I’ve been writing about animism for years, and I sense that it’s an idea whose time has come. Animism has never gone away for Indigenous peoples, of course; it’s those of us in the Global North who lost the plot. But perhaps there’s an animist awakening coming.
Earlier this month, I read the news that Traditional Māori and Pasifika leaders had signed a declaration that granted legal personhood to whales. Crucially, this opens the way to discussion with governments across the Pacific to create a legal framework of protection for whales and a $100 million fund backs that. Reactions in the media have been positive. The reason, I suspect, is because animism makes sense to us. The evolutionary psychologist Bruce Charlton suggests that we are born animists; it’s “the ‘natural’ way of thinking for humans”.
Orion magazine recently hosted a conversation between Sumana Roy and Mary Evelyn Tucker about how spiritual traditions can reconnect us to the more-than-human world (The Rites Of Nature). Sumana Roy, author of the non-fiction book How I Became a Tree, explained the importance of inviting plants to a traditional Hindu wedding. Roy emphasises that we exist in a living earth community. She referenced the work of scientist Jagadish Chandra Bose, who, in the 1900s, argued that plants may be sentient. More recent research supports this idea, with some leading plant scientists claiming that plants can distinguish between ‘self’ and ‘non-self’ (Witzany & Baluška, 2012).

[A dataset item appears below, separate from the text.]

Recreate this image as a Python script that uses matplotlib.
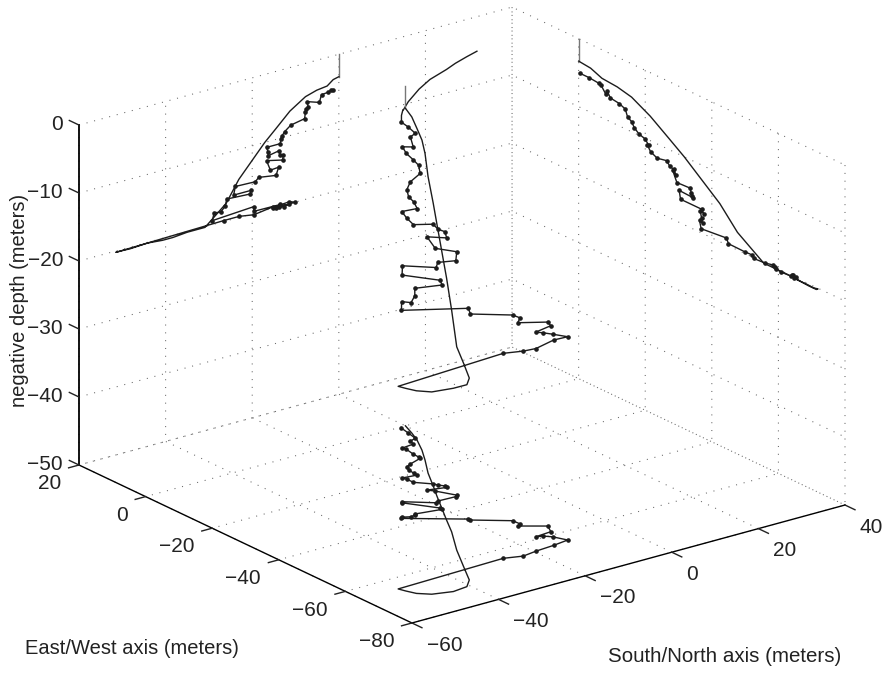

Rachael Petersen contributes a different perspective in her article Zen Mind, Vegetal Mind. Reflections on Buddhist practice and plant science. Petersen considers contemporary and traditional discussions in Buddhism about plants. Are they sentient? Do they have Buddha-nature? Petersen concludes that “not only do plants have a spiritual life, they are the spiritual life”, adding that “through deep practice that we may hear the voice of plants ‘with our eyes’.”
That intriguing suggestion echoes a recent experience of mine. I’ve been experimenting with super-slow-motion videos of water, including one of a river on Dartmoor. As I watched one of these videos, it occurred to me that the spirit of this place – the genius loci – was communicating through the mesmerising patterns of light and shade. Is this the voice of the more-than-human ‘speaking’ through an image?